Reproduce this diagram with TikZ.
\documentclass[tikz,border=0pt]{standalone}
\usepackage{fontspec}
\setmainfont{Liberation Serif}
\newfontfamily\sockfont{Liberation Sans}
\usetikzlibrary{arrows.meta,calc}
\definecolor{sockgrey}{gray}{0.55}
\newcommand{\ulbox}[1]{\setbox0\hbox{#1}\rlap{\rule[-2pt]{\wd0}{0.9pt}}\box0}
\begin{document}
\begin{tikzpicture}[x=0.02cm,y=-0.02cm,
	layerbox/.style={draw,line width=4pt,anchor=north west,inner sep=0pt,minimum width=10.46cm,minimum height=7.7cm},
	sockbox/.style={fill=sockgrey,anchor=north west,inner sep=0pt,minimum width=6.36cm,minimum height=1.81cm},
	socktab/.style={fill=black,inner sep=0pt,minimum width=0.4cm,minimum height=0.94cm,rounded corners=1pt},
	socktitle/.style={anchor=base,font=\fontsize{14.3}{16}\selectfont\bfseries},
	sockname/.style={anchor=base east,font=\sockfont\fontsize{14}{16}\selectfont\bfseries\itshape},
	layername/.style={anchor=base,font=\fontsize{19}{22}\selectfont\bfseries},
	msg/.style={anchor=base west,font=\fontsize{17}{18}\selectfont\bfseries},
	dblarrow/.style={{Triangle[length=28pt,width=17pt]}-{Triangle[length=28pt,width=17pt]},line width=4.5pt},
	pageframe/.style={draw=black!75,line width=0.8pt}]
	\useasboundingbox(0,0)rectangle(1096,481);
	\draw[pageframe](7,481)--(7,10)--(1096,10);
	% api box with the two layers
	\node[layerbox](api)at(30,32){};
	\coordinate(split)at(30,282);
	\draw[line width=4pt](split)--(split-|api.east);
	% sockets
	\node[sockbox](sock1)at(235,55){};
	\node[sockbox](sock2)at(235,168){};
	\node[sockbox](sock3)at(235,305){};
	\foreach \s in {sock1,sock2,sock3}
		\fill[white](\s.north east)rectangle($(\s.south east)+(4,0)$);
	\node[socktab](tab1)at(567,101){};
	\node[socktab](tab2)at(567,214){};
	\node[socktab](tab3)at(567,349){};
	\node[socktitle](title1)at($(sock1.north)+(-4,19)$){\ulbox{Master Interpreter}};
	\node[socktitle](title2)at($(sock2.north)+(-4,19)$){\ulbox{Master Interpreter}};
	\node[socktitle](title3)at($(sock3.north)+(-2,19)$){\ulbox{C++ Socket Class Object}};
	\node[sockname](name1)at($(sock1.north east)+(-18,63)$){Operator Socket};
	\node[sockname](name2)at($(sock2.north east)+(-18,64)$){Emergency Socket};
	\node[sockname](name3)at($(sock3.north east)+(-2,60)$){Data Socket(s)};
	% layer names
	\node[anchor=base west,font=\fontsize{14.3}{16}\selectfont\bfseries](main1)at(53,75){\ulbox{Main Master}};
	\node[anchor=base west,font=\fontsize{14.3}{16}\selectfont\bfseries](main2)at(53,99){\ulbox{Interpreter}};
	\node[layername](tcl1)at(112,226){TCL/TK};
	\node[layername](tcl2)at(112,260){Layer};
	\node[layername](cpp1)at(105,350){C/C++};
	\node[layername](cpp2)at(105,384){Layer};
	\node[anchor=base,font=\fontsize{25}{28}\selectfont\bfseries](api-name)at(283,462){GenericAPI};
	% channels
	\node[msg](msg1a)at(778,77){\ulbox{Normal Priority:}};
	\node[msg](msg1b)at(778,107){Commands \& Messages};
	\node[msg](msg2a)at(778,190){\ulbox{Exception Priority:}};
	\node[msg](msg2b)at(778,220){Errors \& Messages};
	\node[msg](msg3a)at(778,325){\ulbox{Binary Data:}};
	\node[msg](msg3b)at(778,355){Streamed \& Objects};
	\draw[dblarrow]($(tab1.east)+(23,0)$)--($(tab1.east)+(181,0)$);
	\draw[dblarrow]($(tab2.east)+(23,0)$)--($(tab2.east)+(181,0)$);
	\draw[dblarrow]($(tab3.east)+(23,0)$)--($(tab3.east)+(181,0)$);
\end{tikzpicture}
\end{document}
★ ★ ★ ★ ★ ★ ★
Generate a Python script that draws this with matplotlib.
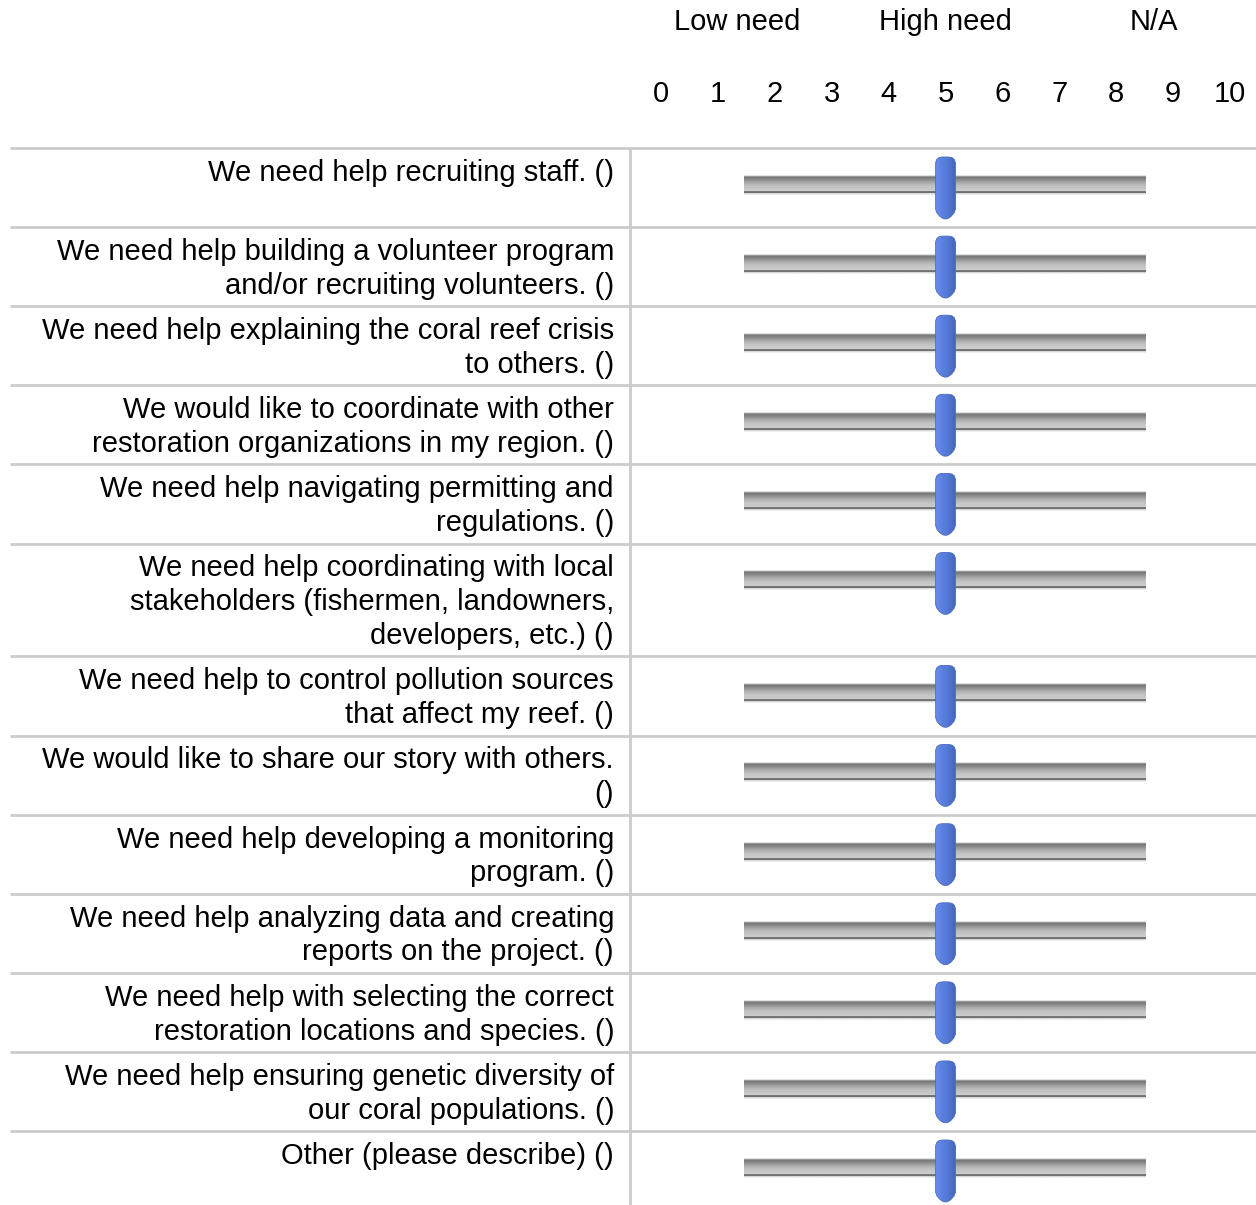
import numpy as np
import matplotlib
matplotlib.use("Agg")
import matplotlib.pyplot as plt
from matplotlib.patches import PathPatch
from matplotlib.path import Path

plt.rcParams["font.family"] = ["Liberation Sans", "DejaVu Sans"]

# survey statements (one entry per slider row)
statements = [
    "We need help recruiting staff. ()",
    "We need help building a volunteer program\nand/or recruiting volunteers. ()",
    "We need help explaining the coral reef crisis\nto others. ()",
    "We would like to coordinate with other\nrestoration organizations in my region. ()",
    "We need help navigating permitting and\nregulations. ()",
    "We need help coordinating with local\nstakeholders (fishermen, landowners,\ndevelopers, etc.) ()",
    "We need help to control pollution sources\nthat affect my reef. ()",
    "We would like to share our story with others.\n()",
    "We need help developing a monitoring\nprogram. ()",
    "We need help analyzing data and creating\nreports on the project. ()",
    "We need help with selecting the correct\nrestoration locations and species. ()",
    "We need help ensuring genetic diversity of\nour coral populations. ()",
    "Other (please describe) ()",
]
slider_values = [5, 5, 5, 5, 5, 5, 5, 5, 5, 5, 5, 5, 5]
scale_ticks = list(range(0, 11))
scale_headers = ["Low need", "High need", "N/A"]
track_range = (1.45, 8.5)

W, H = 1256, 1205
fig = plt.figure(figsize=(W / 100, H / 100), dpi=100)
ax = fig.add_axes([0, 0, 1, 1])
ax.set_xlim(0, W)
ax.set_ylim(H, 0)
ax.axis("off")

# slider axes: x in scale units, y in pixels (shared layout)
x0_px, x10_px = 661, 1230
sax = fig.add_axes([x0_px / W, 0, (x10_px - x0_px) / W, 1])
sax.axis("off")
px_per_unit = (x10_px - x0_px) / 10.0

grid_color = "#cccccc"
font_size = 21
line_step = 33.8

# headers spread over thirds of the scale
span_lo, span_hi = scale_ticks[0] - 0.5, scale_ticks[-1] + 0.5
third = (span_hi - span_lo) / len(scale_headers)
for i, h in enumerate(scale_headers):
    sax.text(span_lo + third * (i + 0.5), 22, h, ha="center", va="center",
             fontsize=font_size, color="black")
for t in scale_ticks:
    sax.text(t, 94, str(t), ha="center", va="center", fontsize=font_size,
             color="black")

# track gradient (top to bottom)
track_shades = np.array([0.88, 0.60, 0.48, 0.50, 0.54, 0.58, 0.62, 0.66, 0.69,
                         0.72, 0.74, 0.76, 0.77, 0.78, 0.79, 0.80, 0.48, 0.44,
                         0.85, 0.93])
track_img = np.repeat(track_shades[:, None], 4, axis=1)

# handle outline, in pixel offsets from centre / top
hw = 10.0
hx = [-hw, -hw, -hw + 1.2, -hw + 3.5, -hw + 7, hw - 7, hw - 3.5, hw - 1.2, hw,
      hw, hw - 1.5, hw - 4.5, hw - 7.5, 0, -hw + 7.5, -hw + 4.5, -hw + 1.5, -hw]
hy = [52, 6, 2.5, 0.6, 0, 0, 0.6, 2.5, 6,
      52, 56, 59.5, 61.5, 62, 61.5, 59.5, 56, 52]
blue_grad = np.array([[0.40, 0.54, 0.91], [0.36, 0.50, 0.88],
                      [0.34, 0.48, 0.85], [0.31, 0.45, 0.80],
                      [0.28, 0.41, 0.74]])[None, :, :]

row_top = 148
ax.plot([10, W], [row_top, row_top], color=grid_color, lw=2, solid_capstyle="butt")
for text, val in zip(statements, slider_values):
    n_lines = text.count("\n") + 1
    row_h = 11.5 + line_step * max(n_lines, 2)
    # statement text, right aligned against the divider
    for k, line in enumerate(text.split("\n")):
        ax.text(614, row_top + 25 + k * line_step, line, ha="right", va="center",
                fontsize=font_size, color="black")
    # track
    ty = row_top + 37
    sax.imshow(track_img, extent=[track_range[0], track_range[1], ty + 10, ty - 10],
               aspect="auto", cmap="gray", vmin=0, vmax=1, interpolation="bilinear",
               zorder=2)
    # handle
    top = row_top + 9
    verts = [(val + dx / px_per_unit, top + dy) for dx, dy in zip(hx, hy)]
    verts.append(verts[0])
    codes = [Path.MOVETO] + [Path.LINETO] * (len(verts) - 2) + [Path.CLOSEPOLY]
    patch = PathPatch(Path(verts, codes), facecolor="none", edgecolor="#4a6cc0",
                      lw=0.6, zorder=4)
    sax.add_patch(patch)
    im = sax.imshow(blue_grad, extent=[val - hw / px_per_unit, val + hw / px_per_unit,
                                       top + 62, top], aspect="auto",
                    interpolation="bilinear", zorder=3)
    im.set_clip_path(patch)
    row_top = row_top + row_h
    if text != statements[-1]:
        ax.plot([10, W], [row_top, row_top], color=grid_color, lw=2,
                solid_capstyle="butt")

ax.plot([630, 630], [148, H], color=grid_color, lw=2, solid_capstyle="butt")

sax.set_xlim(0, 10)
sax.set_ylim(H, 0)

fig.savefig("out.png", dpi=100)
★ ★ ★ ★ ★ ★ ★
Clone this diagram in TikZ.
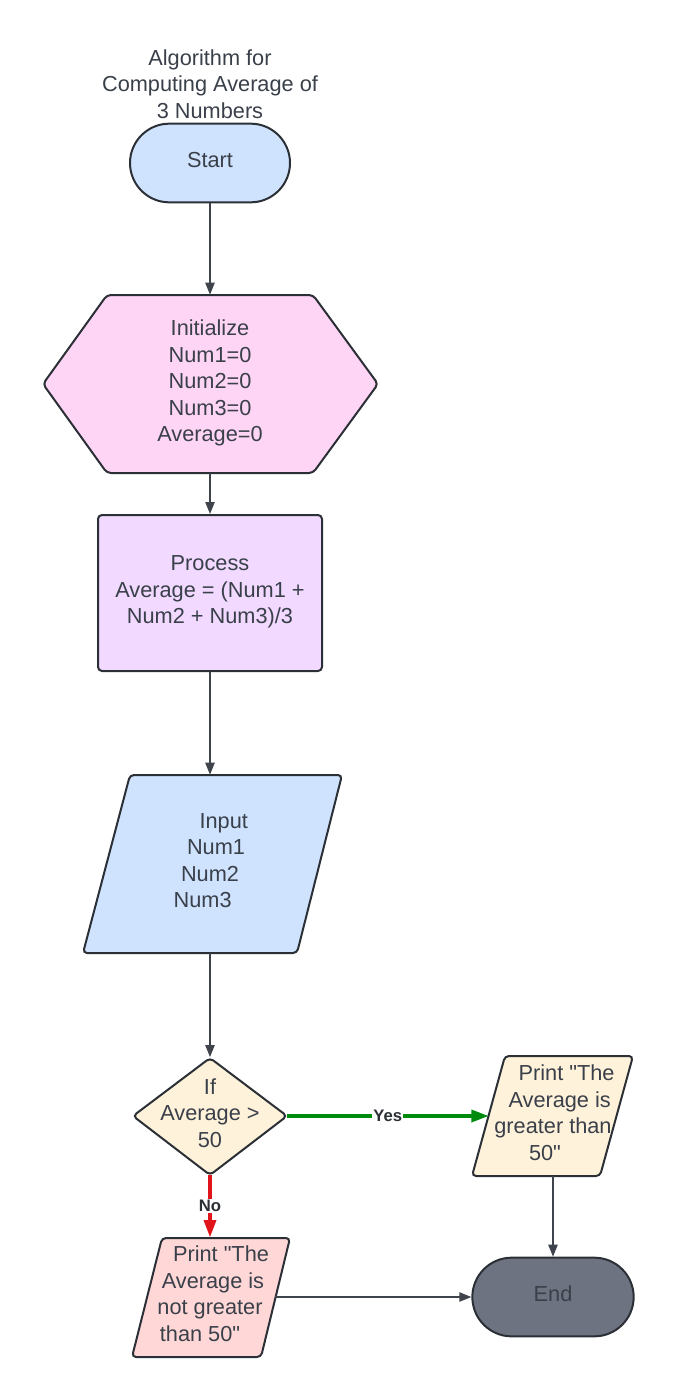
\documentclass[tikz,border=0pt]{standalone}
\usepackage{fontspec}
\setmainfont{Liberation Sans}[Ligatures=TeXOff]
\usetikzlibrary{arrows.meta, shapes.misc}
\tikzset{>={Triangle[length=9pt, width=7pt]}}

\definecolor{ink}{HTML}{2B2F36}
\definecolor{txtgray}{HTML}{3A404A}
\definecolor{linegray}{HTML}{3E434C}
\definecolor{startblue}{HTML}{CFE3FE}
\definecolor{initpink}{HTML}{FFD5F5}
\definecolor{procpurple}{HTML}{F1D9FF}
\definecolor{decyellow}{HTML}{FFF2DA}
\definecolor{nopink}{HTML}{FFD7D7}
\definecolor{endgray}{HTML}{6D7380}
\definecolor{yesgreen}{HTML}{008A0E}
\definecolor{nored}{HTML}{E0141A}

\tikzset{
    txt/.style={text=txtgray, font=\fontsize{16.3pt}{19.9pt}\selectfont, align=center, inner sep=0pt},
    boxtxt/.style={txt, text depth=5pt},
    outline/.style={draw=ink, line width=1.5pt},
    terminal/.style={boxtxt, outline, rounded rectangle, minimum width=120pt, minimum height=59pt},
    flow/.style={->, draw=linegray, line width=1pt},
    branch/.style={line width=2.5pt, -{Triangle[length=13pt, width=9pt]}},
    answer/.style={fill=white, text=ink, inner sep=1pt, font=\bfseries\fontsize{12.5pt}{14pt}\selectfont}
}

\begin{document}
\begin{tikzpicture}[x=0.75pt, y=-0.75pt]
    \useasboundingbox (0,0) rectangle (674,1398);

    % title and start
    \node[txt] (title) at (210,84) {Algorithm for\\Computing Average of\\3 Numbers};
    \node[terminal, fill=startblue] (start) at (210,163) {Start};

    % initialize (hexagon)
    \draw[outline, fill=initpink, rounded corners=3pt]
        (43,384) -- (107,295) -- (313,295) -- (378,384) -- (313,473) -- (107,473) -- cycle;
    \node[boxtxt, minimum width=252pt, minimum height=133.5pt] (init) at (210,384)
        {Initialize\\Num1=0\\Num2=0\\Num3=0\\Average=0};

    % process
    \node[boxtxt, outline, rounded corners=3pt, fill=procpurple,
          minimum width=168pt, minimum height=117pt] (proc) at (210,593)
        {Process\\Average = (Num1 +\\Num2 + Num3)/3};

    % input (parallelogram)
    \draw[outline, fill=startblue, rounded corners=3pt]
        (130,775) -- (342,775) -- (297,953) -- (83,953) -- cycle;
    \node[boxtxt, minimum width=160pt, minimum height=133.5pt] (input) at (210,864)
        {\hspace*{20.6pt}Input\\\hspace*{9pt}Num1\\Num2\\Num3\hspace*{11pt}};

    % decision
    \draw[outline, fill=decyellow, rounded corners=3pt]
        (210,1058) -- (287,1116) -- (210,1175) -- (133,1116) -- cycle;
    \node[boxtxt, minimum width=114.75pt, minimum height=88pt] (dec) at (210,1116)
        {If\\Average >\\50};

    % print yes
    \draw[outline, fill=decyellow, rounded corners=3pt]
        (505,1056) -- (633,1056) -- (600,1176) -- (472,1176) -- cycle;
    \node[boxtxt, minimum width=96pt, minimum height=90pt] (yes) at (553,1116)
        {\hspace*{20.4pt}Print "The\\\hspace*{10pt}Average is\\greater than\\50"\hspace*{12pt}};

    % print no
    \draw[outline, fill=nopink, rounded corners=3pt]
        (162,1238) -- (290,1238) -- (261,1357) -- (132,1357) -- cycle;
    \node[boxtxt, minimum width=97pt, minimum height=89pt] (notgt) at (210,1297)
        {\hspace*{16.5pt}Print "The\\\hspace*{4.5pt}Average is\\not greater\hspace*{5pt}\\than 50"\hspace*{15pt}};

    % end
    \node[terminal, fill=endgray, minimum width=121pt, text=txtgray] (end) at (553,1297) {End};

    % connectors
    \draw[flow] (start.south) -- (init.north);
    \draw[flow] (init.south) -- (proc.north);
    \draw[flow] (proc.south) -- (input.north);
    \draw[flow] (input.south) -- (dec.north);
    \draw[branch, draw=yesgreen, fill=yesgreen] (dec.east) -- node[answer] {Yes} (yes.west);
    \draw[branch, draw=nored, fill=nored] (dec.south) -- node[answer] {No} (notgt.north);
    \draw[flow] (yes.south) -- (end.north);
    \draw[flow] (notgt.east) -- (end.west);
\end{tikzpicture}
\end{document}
★ ★ ★ ★ ★ ★ ★
§ Required work
Locate all lines holding the word "this", then copy them out.

§ Worked answer
Reproduce this diagram with TikZ.
Generate a Python script that draws this with matplotlib.
Clone this diagram in TikZ.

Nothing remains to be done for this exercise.